======== Given data
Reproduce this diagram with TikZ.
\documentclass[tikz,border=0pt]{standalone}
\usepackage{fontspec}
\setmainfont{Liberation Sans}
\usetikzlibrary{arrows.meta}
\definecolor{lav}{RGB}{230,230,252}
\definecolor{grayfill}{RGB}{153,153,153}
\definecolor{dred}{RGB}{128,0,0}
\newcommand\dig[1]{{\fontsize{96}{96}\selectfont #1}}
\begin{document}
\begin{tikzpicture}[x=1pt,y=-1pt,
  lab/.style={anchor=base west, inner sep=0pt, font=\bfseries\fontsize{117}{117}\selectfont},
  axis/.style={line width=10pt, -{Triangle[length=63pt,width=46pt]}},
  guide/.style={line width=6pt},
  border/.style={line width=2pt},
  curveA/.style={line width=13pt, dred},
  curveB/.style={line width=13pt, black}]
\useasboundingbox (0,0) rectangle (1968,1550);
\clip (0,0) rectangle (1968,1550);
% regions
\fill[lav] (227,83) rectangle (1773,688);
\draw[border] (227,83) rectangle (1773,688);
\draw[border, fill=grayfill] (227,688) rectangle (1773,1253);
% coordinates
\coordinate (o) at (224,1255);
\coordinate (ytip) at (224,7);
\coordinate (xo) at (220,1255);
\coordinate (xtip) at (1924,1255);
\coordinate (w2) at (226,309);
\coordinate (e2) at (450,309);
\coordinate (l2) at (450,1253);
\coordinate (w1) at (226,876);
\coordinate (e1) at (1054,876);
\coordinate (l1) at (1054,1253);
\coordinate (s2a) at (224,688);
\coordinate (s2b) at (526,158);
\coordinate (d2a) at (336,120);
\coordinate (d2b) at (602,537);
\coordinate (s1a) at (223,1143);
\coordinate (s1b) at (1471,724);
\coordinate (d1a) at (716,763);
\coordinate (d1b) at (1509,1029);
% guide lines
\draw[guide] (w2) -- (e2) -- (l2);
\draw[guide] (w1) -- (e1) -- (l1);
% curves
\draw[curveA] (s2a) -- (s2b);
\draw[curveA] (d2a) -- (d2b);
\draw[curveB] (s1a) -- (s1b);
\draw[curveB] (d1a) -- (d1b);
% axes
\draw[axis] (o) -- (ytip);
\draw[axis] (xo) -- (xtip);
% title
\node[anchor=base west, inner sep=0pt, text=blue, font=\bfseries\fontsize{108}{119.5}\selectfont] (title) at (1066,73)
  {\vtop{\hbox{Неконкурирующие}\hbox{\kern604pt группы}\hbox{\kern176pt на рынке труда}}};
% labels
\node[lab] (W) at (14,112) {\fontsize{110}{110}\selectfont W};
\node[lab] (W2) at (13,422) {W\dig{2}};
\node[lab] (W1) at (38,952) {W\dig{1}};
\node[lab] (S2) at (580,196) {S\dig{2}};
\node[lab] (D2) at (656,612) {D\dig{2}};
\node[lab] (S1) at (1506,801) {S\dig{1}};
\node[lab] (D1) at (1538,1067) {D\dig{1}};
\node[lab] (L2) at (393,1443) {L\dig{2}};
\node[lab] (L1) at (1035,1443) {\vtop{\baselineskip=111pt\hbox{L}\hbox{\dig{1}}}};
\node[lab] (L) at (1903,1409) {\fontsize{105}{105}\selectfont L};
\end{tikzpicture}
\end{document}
================
What is required: Nothing in the listing may be changed; retype it all exactly.

Answer to this exercise:
Reproduce this diagram with TikZ.
\documentclass[tikz,border=0pt]{standalone}
\usepackage{fontspec}
\setmainfont{Liberation Sans}
\usetikzlibrary{arrows.meta}
\definecolor{lav}{RGB}{230,230,252}
\definecolor{grayfill}{RGB}{153,153,153}
\definecolor{dred}{RGB}{128,0,0}
\newcommand\dig[1]{{\fontsize{96}{96}\selectfont #1}}
\begin{document}
\begin{tikzpicture}[x=1pt,y=-1pt,
  lab/.style={anchor=base west, inner sep=0pt, font=\bfseries\fontsize{117}{117}\selectfont},
  axis/.style={line width=10pt, -{Triangle[length=63pt,width=46pt]}},
  guide/.style={line width=6pt},
  border/.style={line width=2pt},
  curveA/.style={line width=13pt, dred},
  curveB/.style={line width=13pt, black}]
\useasboundingbox (0,0) rectangle (1968,1550);
\clip (0,0) rectangle (1968,1550);
% regions
\fill[lav] (227,83) rectangle (1773,688);
\draw[border] (227,83) rectangle (1773,688);
\draw[border, fill=grayfill] (227,688) rectangle (1773,1253);
% coordinates
\coordinate (o) at (224,1255);
\coordinate (ytip) at (224,7);
\coordinate (xo) at (220,1255);
\coordinate (xtip) at (1924,1255);
\coordinate (w2) at (226,309);
\coordinate (e2) at (450,309);
\coordinate (l2) at (450,1253);
\coordinate (w1) at (226,876);
\coordinate (e1) at (1054,876);
\coordinate (l1) at (1054,1253);
\coordinate (s2a) at (224,688);
\coordinate (s2b) at (526,158);
\coordinate (d2a) at (336,120);
\coordinate (d2b) at (602,537);
\coordinate (s1a) at (223,1143);
\coordinate (s1b) at (1471,724);
\coordinate (d1a) at (716,763);
\coordinate (d1b) at (1509,1029);
% guide lines
\draw[guide] (w2) -- (e2) -- (l2);
\draw[guide] (w1) -- (e1) -- (l1);
% curves
\draw[curveA] (s2a) -- (s2b);
\draw[curveA] (d2a) -- (d2b);
\draw[curveB] (s1a) -- (s1b);
\draw[curveB] (d1a) -- (d1b);
% axes
\draw[axis] (o) -- (ytip);
\draw[axis] (xo) -- (xtip);
% title
\node[anchor=base west, inner sep=0pt, text=blue, font=\bfseries\fontsize{108}{119.5}\selectfont] (title) at (1066,73)
  {\vtop{\hbox{Неконкурирующие}\hbox{\kern604pt группы}\hbox{\kern176pt на рынке труда}}};
% labels
\node[lab] (W) at (14,112) {\fontsize{110}{110}\selectfont W};
\node[lab] (W2) at (13,422) {W\dig{2}};
\node[lab] (W1) at (38,952) {W\dig{1}};
\node[lab] (S2) at (580,196) {S\dig{2}};
\node[lab] (D2) at (656,612) {D\dig{2}};
\node[lab] (S1) at (1506,801) {S\dig{1}};
\node[lab] (D1) at (1538,1067) {D\dig{1}};
\node[lab] (L2) at (393,1443) {L\dig{2}};
\node[lab] (L1) at (1035,1443) {\vtop{\baselineskip=111pt\hbox{L}\hbox{\dig{1}}}};
\node[lab] (L) at (1903,1409) {\fontsize{105}{105}\selectfont L};
\end{tikzpicture}
\end{document}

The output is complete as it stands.